Data Visualization 1 10 / 9
Chart expertly demonstrates best practices of visual design; chart is functionally accurate and generally easy to understand; chart address research question.
8 / 7 / 6
Chart generally demonstrates best practices of visual design; although accurate, some elements are distracting or confusing; chart mildly addresses research question.
5 / 4 / 3
Chart generally lacks best practices of visual design; multiple confusing or unclear / distracting elements; unrelated to research question.
Data Visualization 2 10 / 9
Chart expertly demonstrates best practices of visual design; chart is functionally accurate and generally easy to understand; chart address research question.
8 / 7 / 6
Chart generally demonstrates best practices of visual design; although accurate, some elements are distracting or confusing; chart mildly addresses research question.
5 / 4 / 3
Chart generally lacks best practices of visual design; multiple confusing or unclear / distracting elements; unrelated to research question.
Technical things 5
All code runs without errors; all files included in the submitted .zip file.
4
Code has only one or two error, otherwise runs; all files included in the submitted .zip file.
3
Code has multiple errors; submitted .zip file is missing components necessary to reproduce analysis.

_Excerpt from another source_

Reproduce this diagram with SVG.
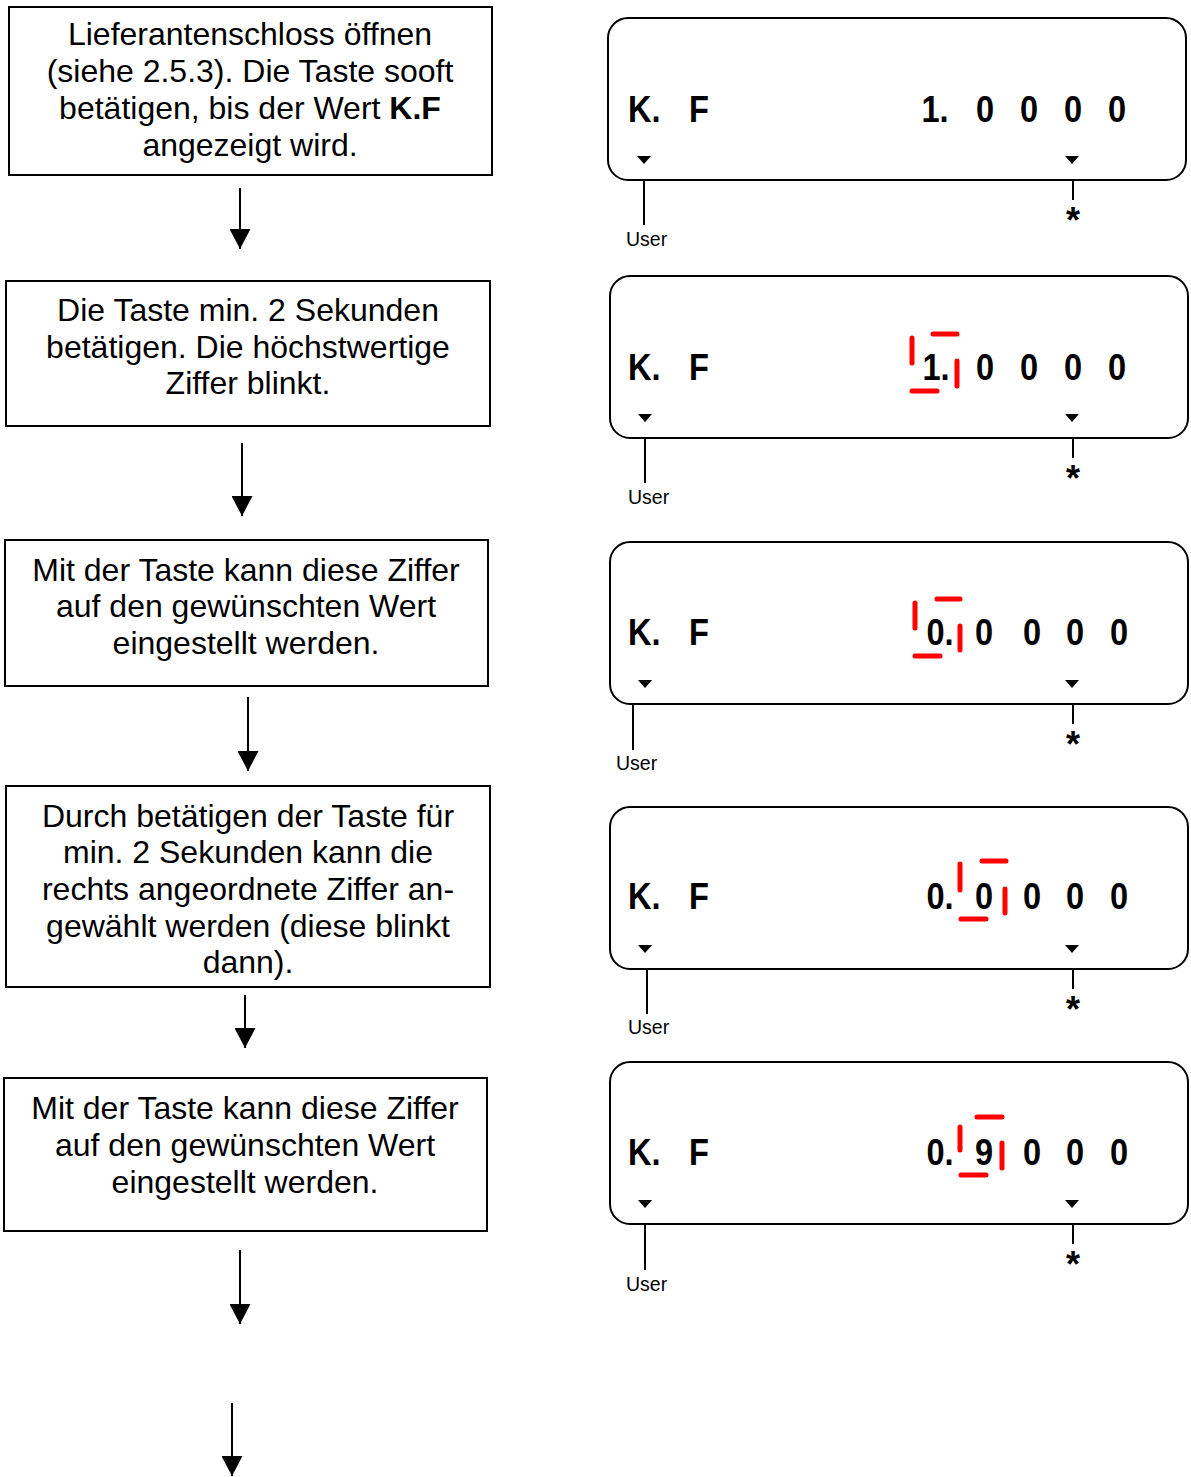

Individual Contributions 8 / 7
(Individual score): Based on reviews by team members, the team member made substantial contributions to this assignment. Individual also submitted a review.
6 / 5
(Individual score): Based on reviews by team members, the team member made contributions to this assignment, but contributions were late or incomplete. Individual also submitted a review.
4 / 3 / 2 / 1 / 0
(Individual score): Based on reviews by team members, the team member made little to no contributions to this assignment. Individual’s peer review is missing.